New Normal
I'm sure all of you have been hearing the same thing: "We have to get used to a new normal." I myself have been hearing this a lot lately as well. Whether it's a global pandemic, social injustices, the attacks on media or science, or changes in our weather due to climate change, there's a lot of "new" out there to get used to.
I've thought about this a lot as I'm getting older: norms change all the time. Our "new normal" – current crises aside – is much different than our parents grew up with. Much different than I grew up with. In the last 20 years, there's been a rapid change in our daily lives for what we consider normal.
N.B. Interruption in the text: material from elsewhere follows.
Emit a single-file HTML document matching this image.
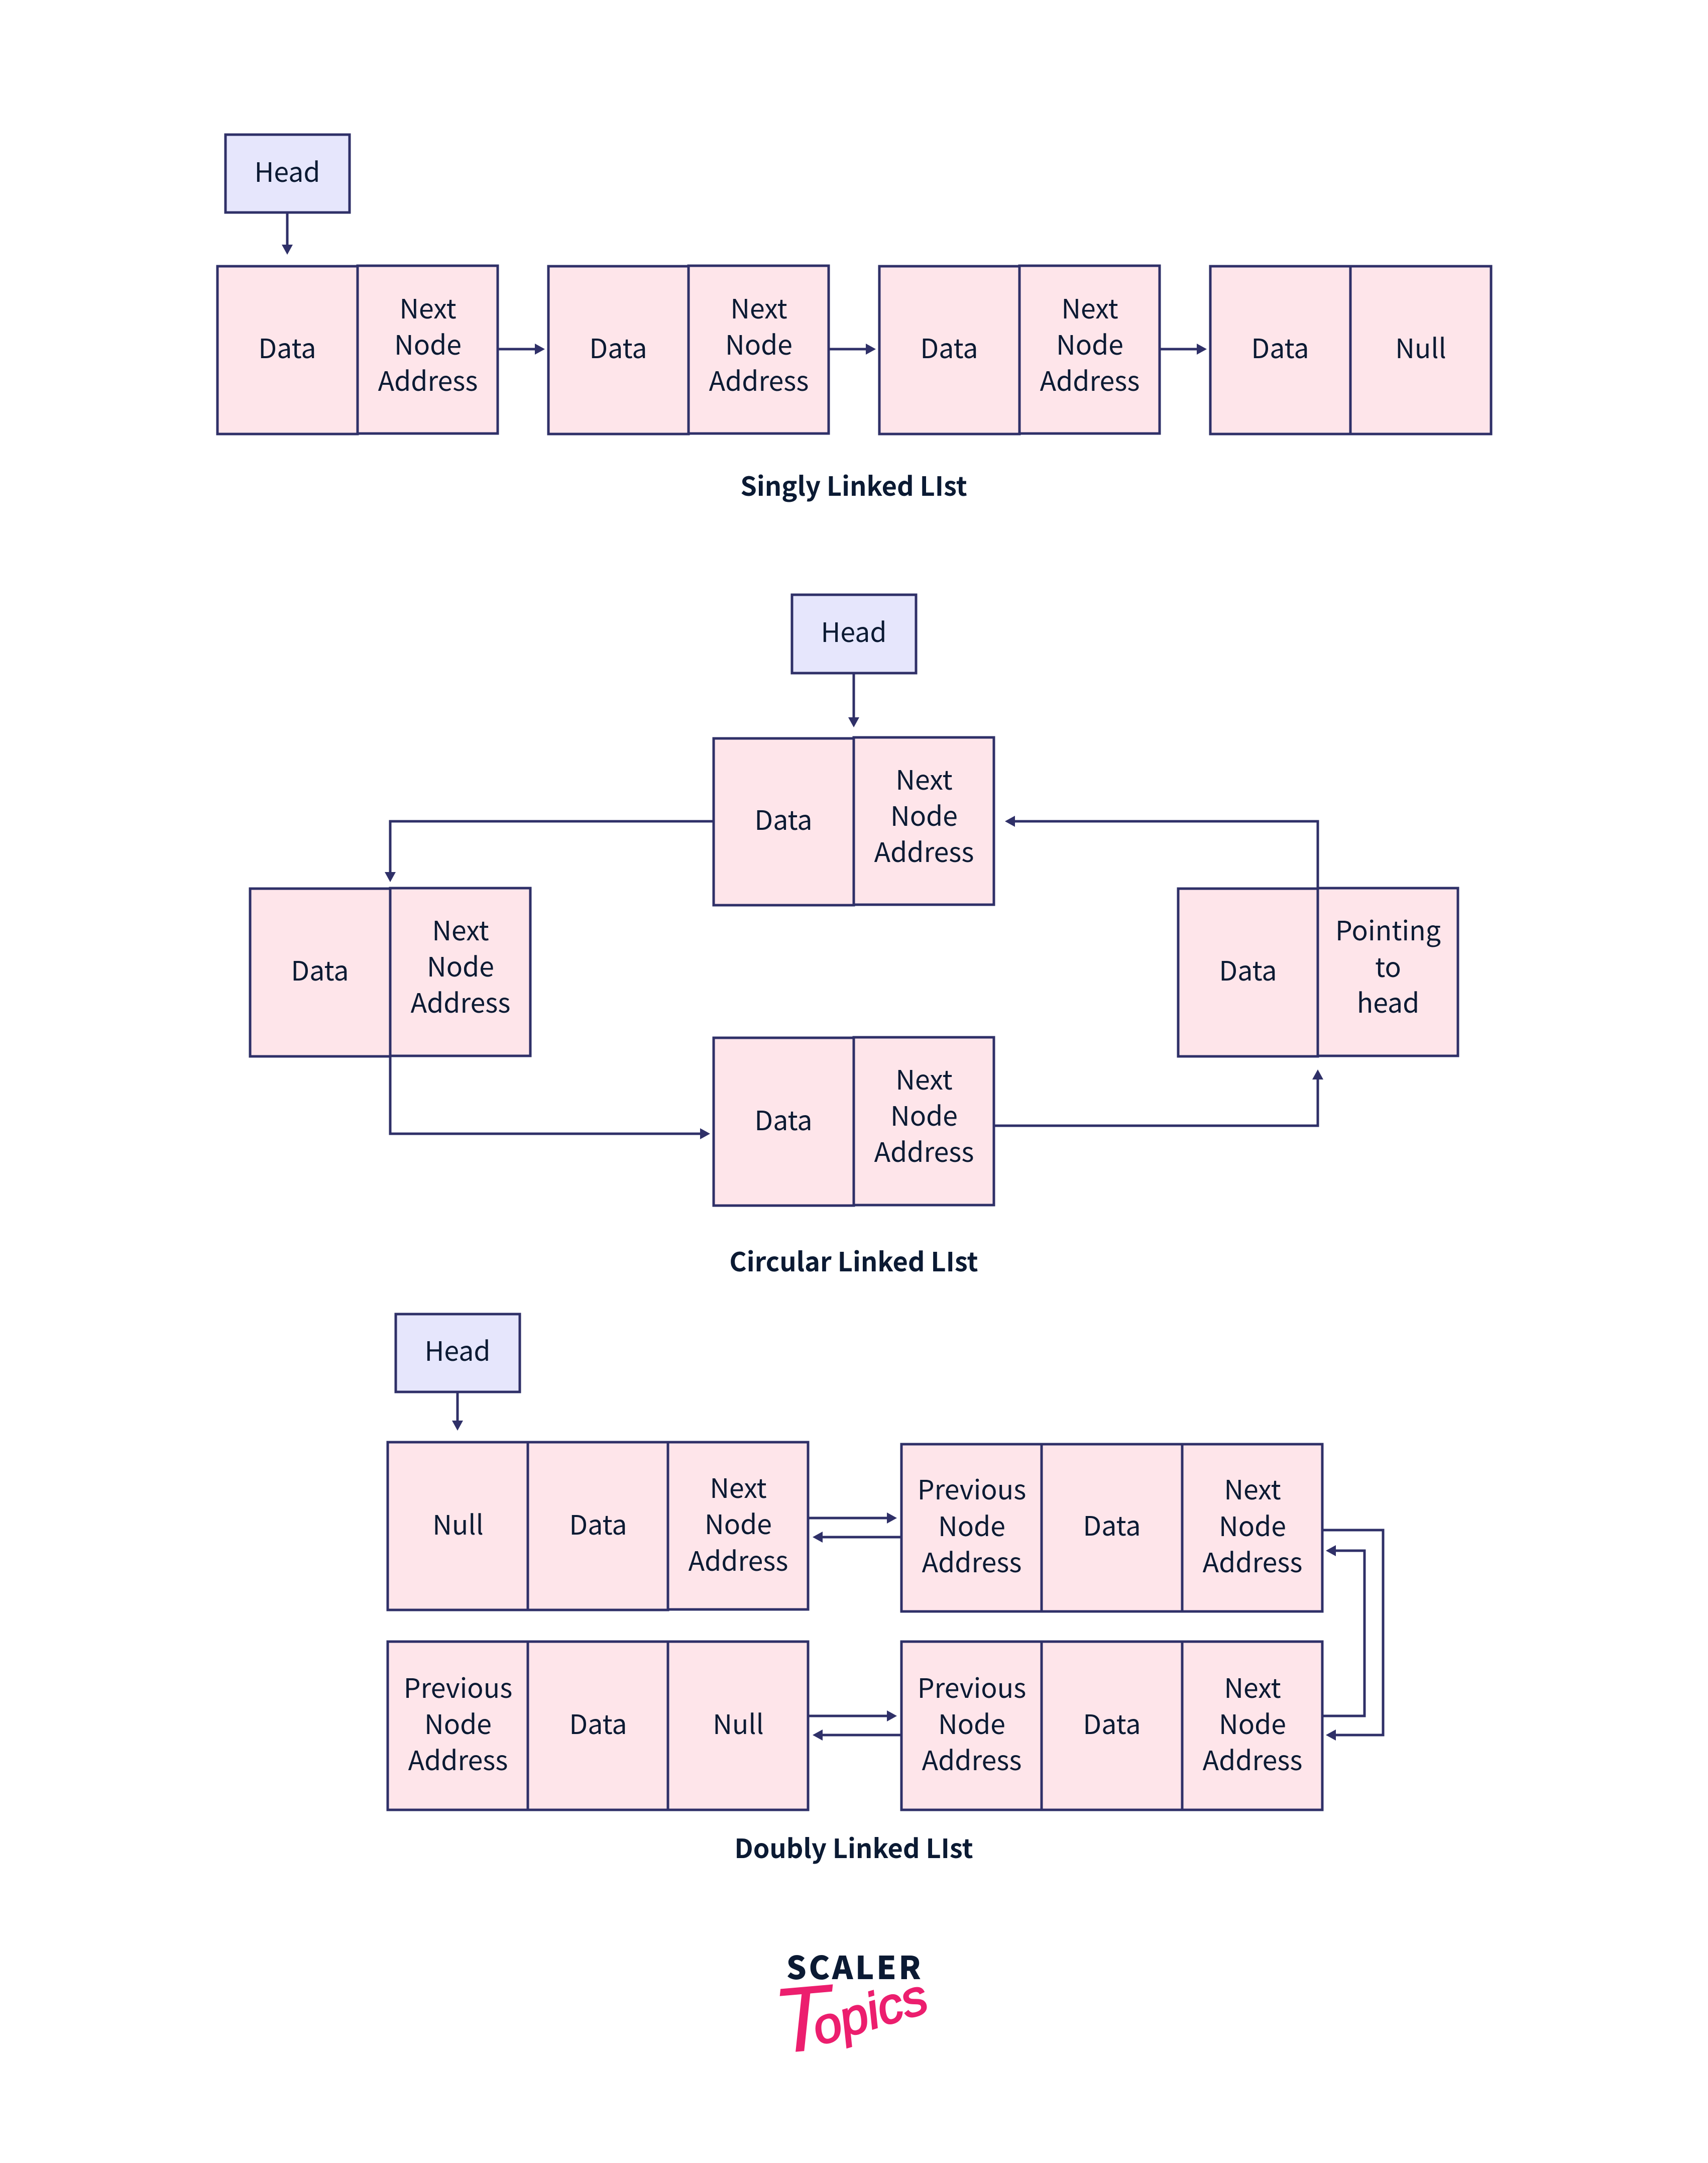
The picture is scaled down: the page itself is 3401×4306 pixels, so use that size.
<!DOCTYPE html>
<html lang="en"><head><meta charset="utf-8"><title>Linked Lists</title>
<style>
html,body{margin:0;padding:0;background:#fff}
svg{display:block}
.c{fill:#FEE5EA;stroke:#2F3068;stroke-width:5}
.h{fill:#E6E6FC;stroke:#2F3068;stroke-width:5}
.l{fill:none;stroke:#2F3068;stroke-width:5}
text{font-family:"Noto Sans CJK JP","Liberation Sans",sans-serif;font-size:53.5px;fill:#0B1A33;text-anchor:middle}
.t{font-weight:700;font-size:52.3px}
</style></head><body>
<svg xmlns="http://www.w3.org/2000/svg" width="3401" height="4306" viewBox="0 0 3401 4306">
<defs><marker id="a" markerUnits="userSpaceOnUse" markerWidth="24" markerHeight="26" refX="0" refY="13" orient="auto"><path d="M0 2L20 13L0 24Z" fill="#2F3068"/></marker></defs>
<rect width="3401" height="4306" fill="#fff"/>

<!-- Singly -->
<rect class="h" x="449" y="268" width="247" height="155"/><text x="572" y="362">Head</text>
<path class="l" d="M572 423V487" marker-end="url(#a)"/>
<rect class="c" x="433" y="530" width="279" height="334"/><rect class="c" x="712" y="529" width="279" height="334"/>
<rect class="c" x="1092" y="530" width="279" height="334"/><rect class="c" x="1371" y="529" width="279" height="334"/>
<rect class="c" x="1751" y="530" width="279" height="334"/><rect class="c" x="2030" y="529" width="279" height="334"/>
<rect class="c" x="2410" y="530" width="279" height="334"/><rect class="c" x="2689" y="530" width="280" height="334"/>
<text x="572" y="713">Data</text><text x="852" y="634">Next</text><text x="852" y="706">Node</text><text x="852" y="778">Address</text>
<text x="1231" y="713">Data</text><text x="1511" y="634">Next</text><text x="1511" y="706">Node</text><text x="1511" y="778">Address</text>
<text x="1890" y="713">Data</text><text x="2170" y="634">Next</text><text x="2170" y="706">Node</text><text x="2170" y="778">Address</text>
<text x="2549" y="713">Data</text><text x="2829" y="713">Null</text>
<path class="l" d="M992 695H1065" marker-end="url(#a)"/><path class="l" d="M1651 695H1724" marker-end="url(#a)"/><path class="l" d="M2310 695H2383" marker-end="url(#a)"/>
<text class="t" x="1700" y="987">Singly Linked LIst</text>

<!-- Circular -->
<rect class="h" x="1577" y="1184" width="247" height="156"/><text x="1700" y="1278">Head</text>
<path class="l" d="M1700 1340V1428" marker-end="url(#a)"/>
<path class="l" d="M1420 1635H777V1736" marker-end="url(#a)"/>
<path class="l" d="M2624 1769V1635H2021" marker-end="url(#a)"/>
<path class="l" d="M777 2104V2257H1394" marker-end="url(#a)"/>
<path class="l" d="M1980 2241H2624V2149" marker-end="url(#a)"/>
<rect class="c" x="1421" y="1470" width="279" height="332"/><rect class="c" x="1700" y="1468" width="279" height="333"/>
<text x="1560" y="1652">Data</text><text x="1840" y="1572">Next</text><text x="1840" y="1644">Node</text><text x="1840" y="1716">Address</text>
<rect class="c" x="498" y="1769" width="279" height="334"/><rect class="c" x="777" y="1768" width="279" height="334"/>
<text x="637" y="1952">Data</text><text x="917" y="1872">Next</text><text x="917" y="1944">Node</text><text x="917" y="2016">Address</text>
<rect class="c" x="2346" y="1769" width="278" height="334"/><rect class="c" x="2624" y="1768" width="279" height="334"/>
<text x="2485" y="1952">Data</text><text x="2764" y="1872">Pointing</text><text x="2764" y="1945">to</text><text x="2764" y="2016">head</text>
<rect class="c" x="1421" y="2066" width="279" height="334"/><rect class="c" x="1700" y="2065" width="279" height="334"/>
<text x="1560" y="2250">Data</text><text x="1840" y="2169">Next</text><text x="1840" y="2241">Node</text><text x="1840" y="2313">Address</text>
<text class="t" x="1700" y="2531">Circular Linked LIst</text>

<!-- Doubly -->
<rect class="h" x="788" y="2616" width="247" height="155"/><text x="911" y="2709">Head</text>
<path class="l" d="M911 2771V2828" marker-end="url(#a)"/>
<rect class="c" x="772" y="2871" width="279" height="334"/><rect class="c" x="1051" y="2871" width="279" height="334"/><rect class="c" x="1330" y="2871" width="279" height="333"/>
<text x="912" y="3055">Null</text><text x="1191" y="3055">Data</text><text x="1470" y="2982">Next</text><text x="1470" y="3054">Node</text><text x="1470" y="3127">Address</text>
<rect class="c" x="1795" y="2875" width="279" height="333"/><rect class="c" x="2074" y="2875" width="280" height="333"/><rect class="c" x="2354" y="2875" width="279" height="333"/>
<text x="1935" y="2985">Previous</text><text x="1935" y="3058">Node</text><text x="1935" y="3130">Address</text><text x="2214" y="3057">Data</text><text x="2494" y="2985">Next</text><text x="2494" y="3058">Node</text><text x="2494" y="3130">Address</text>
<rect class="c" x="772" y="3268" width="279" height="335"/><rect class="c" x="1051" y="3268" width="279" height="335"/><rect class="c" x="1330" y="3268" width="279" height="335"/>
<text x="912" y="3380">Previous</text><text x="912" y="3452">Node</text><text x="912" y="3524">Address</text><text x="1191" y="3452">Data</text><text x="1470" y="3452">Null</text>
<rect class="c" x="1795" y="3268" width="279" height="335"/><rect class="c" x="2074" y="3268" width="280" height="335"/><rect class="c" x="2354" y="3268" width="279" height="335"/>
<text x="1935" y="3380">Previous</text><text x="1935" y="3452">Node</text><text x="1935" y="3524">Address</text><text x="2214" y="3452">Data</text><text x="2494" y="3380">Next</text><text x="2494" y="3452">Node</text><text x="2494" y="3524">Address</text>
<path class="l" d="M1609 3022H1766" marker-end="url(#a)"/><path class="l" d="M1795 3060H1638" marker-end="url(#a)"/>
<path class="l" d="M1609 3416H1766" marker-end="url(#a)"/><path class="l" d="M1795 3454H1638" marker-end="url(#a)"/>
<path class="l" d="M2633 3046H2754V3454H2660" marker-end="url(#a)"/>
<path class="l" d="M2633 3416H2717V3087H2660" marker-end="url(#a)"/>
<text class="t" x="1700" y="3699">Doubly Linked LIst</text>

<!-- Logo -->
<text x="1702" y="3940" style="font-size:63px;font-weight:900;letter-spacing:4.5px">SCALER</text>
<text transform="translate(1546 4088) rotate(-5)" style="font-family:'Liberation Sans',sans-serif;font-style:italic;font-size:185px;text-anchor:start;fill:#EC1E6E">T</text>
<text transform="translate(1630 4072) rotate(-17)" style="font-family:'Liberation Sans',sans-serif;font-style:italic;font-size:100px;text-anchor:start;fill:#EC1E6E;stroke:#EC1E6E;stroke-width:3">opics</text>
</svg>
</body></html>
Twenty years ago, I was in college. That's back in the days of AOL and dial-up.[1] Communication was starting to really take off as "instant", with instant messaging and cell phones. It was just at the precipice of it, and back then it was exciting to go through. Now, most of those same services we started with are gone and have been replaced by new things. And those new things are now old and established institutions within our social lives.
Think of where we are today: we have instant access to everything. We are a society that wants everything right now. We always want the new stuff. We want change immediately. We want justice immediately. And we are at quite a crossroads. The people who are making decisions – right, wrong, or indifferent – are by and large from a generation who didn't grow up with instant. They have been adapting to a new normal for a long time, yet still want to hold on to the older ideals they grew up with. I'm sure that you and I will be doing the same as we get older.
We as individuals can adapt to a new normal at our own pace. Society not so much. Society involves more people and moves slowly, which is not the world we as individuals expect to live in today. As we are all striving to return to what "normal" looks like, we need to realize that things are changing rapidly and that a normal or a new normal might not even be what we expect. I guess for now we move forward as the pandemic rages, and wait patiently for what life will be like on the other side.
Maybe take a break from things online. Take some time to figure out connecting to others in the safest way possible. Reflect on what we are all going through.[2] Do your part to help others through this, whether it be checking in on people or doing the simplest thing that anyone could: wear a damn mask.